Saturday, August 6, 2011

ZHONGSHENG: 01 - Chiang Kai Shek Memorial



“Lazy” would be the adjective I’d use if asked how my trip to Taipei was. Of all my trips, this is where I really tried to reflect on whether I should continue traveling or not. Although the impending loss of my wanderlust was already evident in Kuala Lumpur, at least there I was still able to go places. Here, I just stayed at Taipei, and I didn’t even visit most of the common tourist spots, considering that there aren’t too many and the metro is efficient. Hooray me. All my travels here began past noon, which meant late lunch, and ended before 10 PM. It’s as if I flew all the way to Taipei to just laze around. Again, hooray me.
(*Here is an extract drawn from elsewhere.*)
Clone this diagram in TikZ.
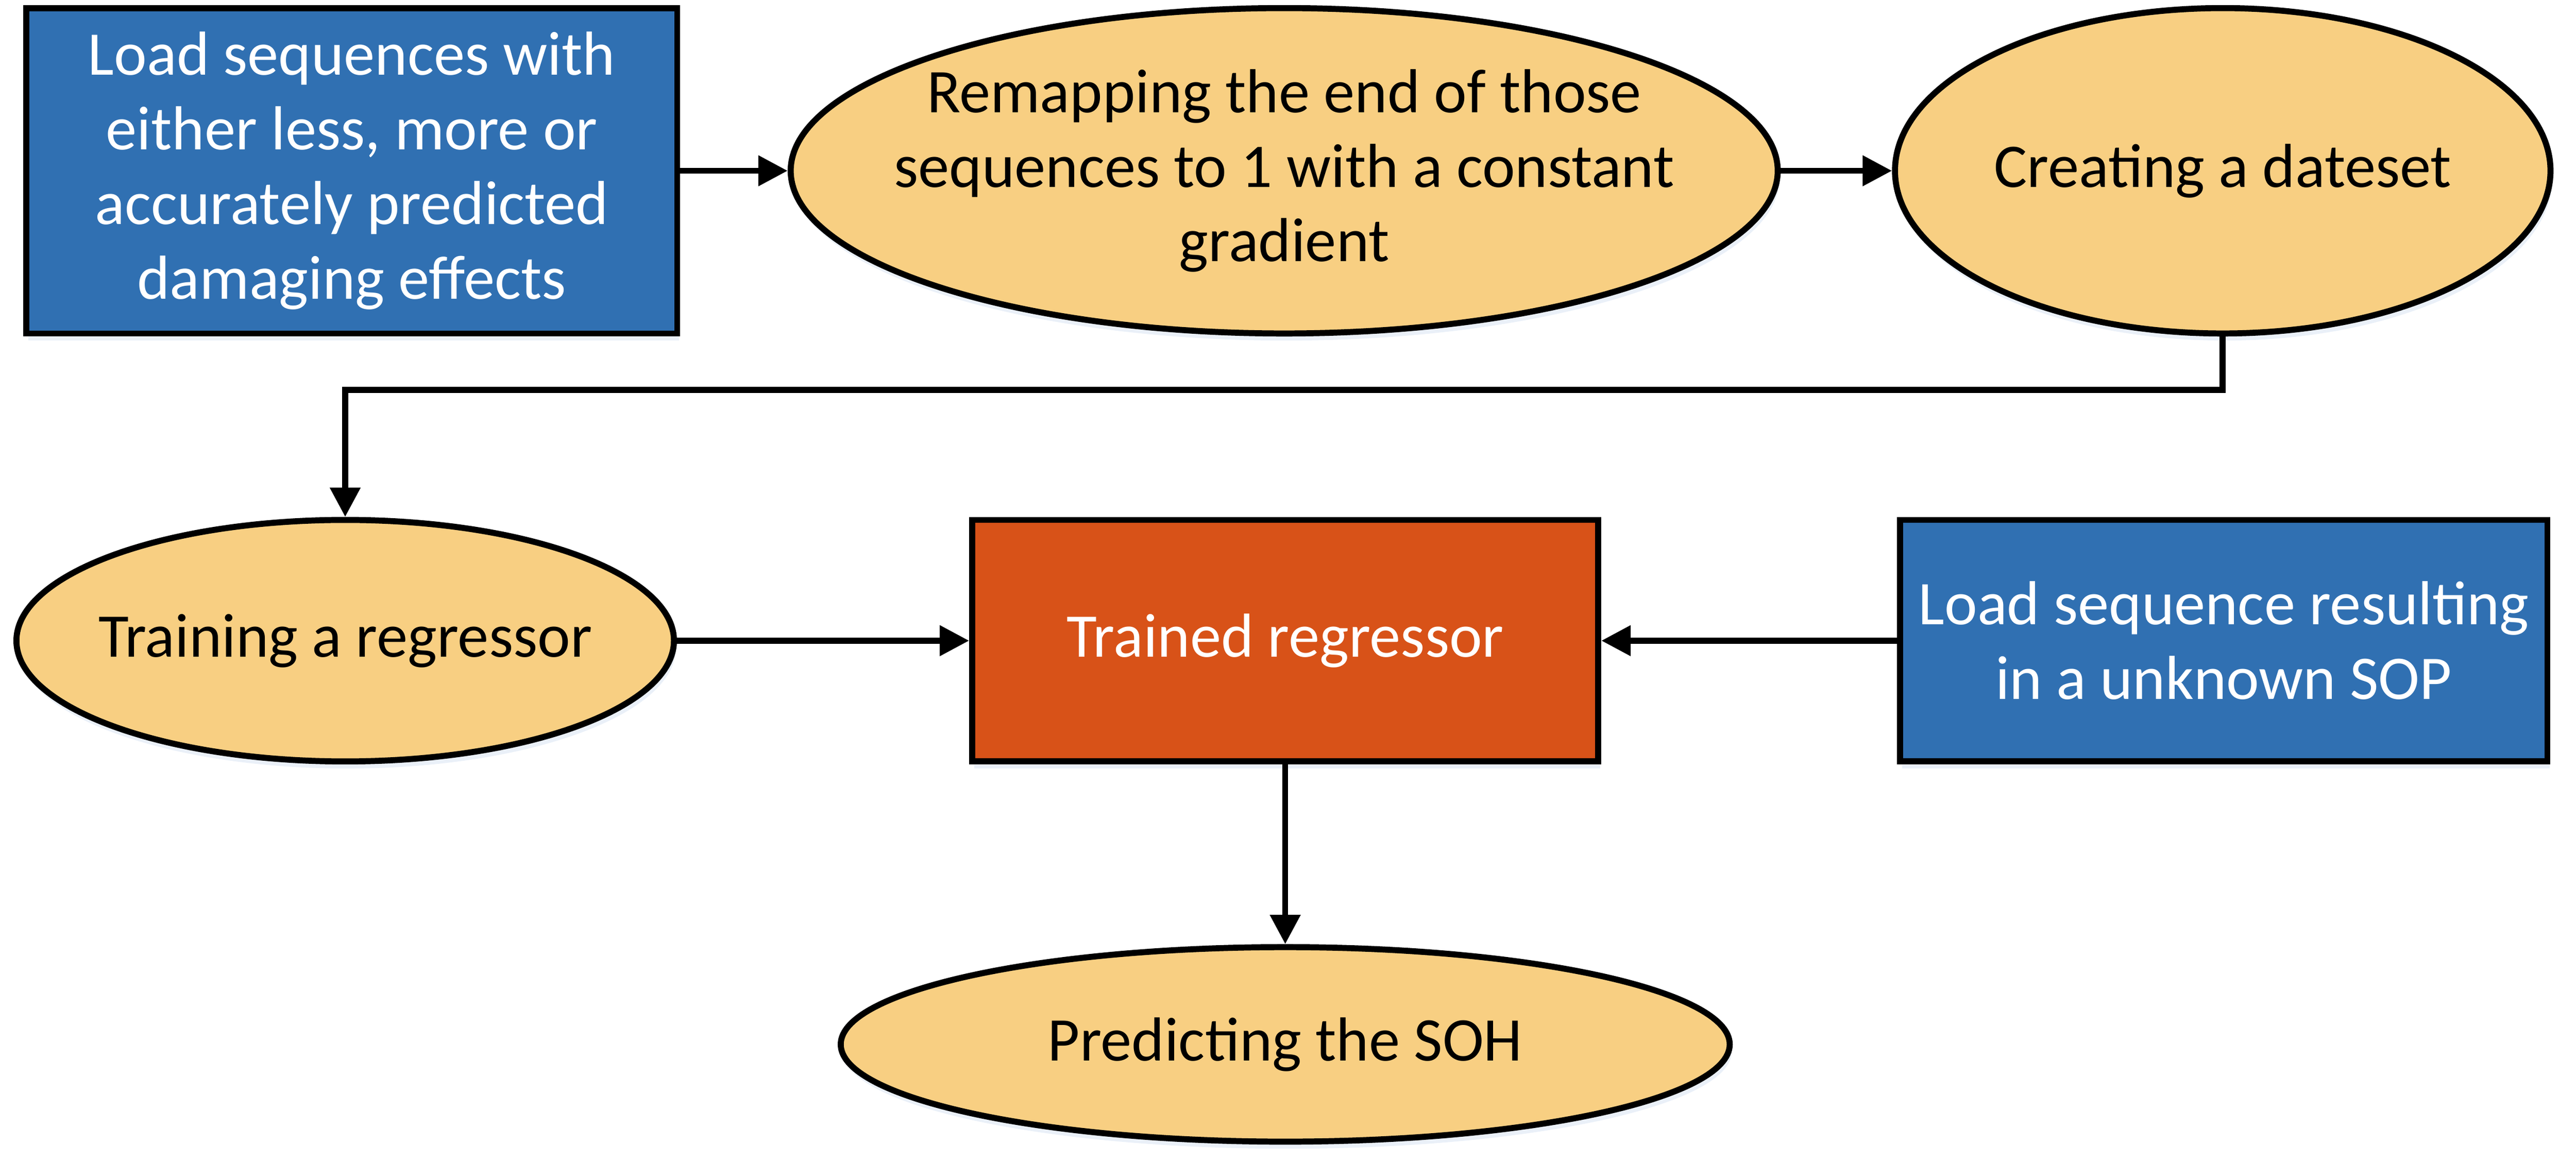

Chiang Kai Shek was waiting for my late arrival. It’s not as if he was going anywhere anyway. Standing up and storming out of his elaborately designed gazebo would be quite hard with tons of metal for an ass. Like Sun Yat Sen on the other side of Taipei, Chiang Kai Shek also decided to sit down for a pose, which is, again, very Abraham Lincoln. However, his place seems more like a shrine than that of Sun Yat Sen’s, more touristy. Yes, that's what I've noticed, as opposed to Sun Yat Sen's  shrine which looks like it's more popular to the locals and seems like a trendy place for community based activities.


The memorial hall dedicated to him is situated in a vast park with two more national landmarks that seem almost identical: the National Concert Hall and the National Theater. Those two are facing each other with a big square separating them. Chiang Kai Shek’s pad occupies the other side of the square opposite the gate, which is also a good subject for a photo, although usually eclipsed by the other three. You have to go up some steps to reach Chiang Kai Shek, who has two bodyguards that seem like statues themselves. If you want to visit them, take the MRT and get off at CKS Memorial Hall station.



I went east after the Chiang Kai Shek visit. I was starving and my nose was bombarded by the aroma of what seemed to be delicious noodles. True enough there was a noodle house across the street. I ordered a big bowl of beef noodles which surprisingly tasted bland despite the savory aroma. I should have ordered the spicy variant. I ate it anyway. I was very hungry. What followed was more walking along Ketagalan Avenue where many government buildings are located.


I visited the Taipei Guesthouse, which is not a cheap backpacker’s hostel as the name suggests. In fact, it’s the exact opposite. It served as the residence of Japanese governor generals when Taiwan was under Japanese rule. There was no entrance fee that day, or perhaps there really is no fee. The place is one big mansion converted into some sort of museum. Inside it looks like a maze but the red cordons, serving as markers for areas of the house that are off-limits, also serve as very good guides leading you to the exit without missing anything interesting in particular.



The boulevard ends in front of the presidential palace, which is right next to the Judicial Yuan. I continued walking after taking a photo of the presidential residence and ended up seeing more tourist spots that might be of interest to you. Some of them are the Taiwan Tobacco and Liquor Corp building, an Art School next to the National Museum of History, which shares the same street with the Taipei Botanical Garden. I think the best MRT stop to visit all these would be Xiaonanmen, since Ketagalan Boulevard is just within walking distance, leisurely walk, that is.